NOTE--THESE TYPES OF CAPS CAN HOLD A CHARGE FOR A LONG TIME AND GIVE QUITE A PAINFUL ZAP IF THE CHARGE IS NOT BLED OFF AND YOU CONTACT THE 2 TERMINALS! GOOD DESIGNS TEND TO HAVE BLEED RESISTORS, BUT I HAVE COMMERCIAL AMPS FROM REGARDED BRANDS THAT DO NOT HAVE BLEED RESISTORS.

SAFETY IS YOUR #1 PRIORITY!

If you use that Mouser link in post#3 and apply filters to the search results, then compare the pictures on that page vs. the actual parts on your board, you should be able to figure it out.

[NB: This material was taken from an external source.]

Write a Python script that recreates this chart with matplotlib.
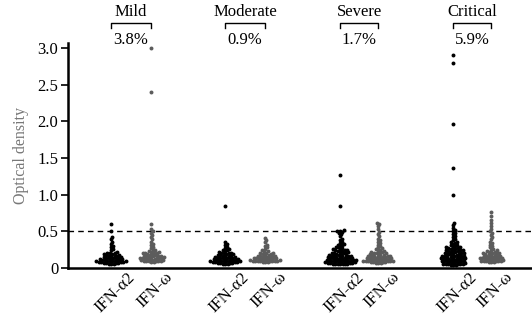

YOU DEFINITELY NEED TO DO SOME MORE COMPARISONS AND RESEARCH ON YOUR OWN TO BE SURE.
 
S

stasik80

Enthusiast
Yes, Im aware that the caps can hold a charge. I dont have extensive electronics experience but I have some. What I was taught to do with large capacitors is to short the terminals to bleed the charge. When I did that on these, one sparked which I assume mean that it still carried a charge.
 
slipperybidness

slipperybidness

Audioholic Spartan
Yes, Im aware that the caps can hold a charge. I dont have extensive electronics experience but I have some. What I was taught to do with large capacitors is to short the terminals to bleed the charge. When I did that on these, one sparked which I assume mean that it still carried a charge.
LOL!

You would be better served to use a resistor to connect the terminals, leave it there and let it bleed away the charge. Of course, you need a resistor that can handle enough power to not burn itself out.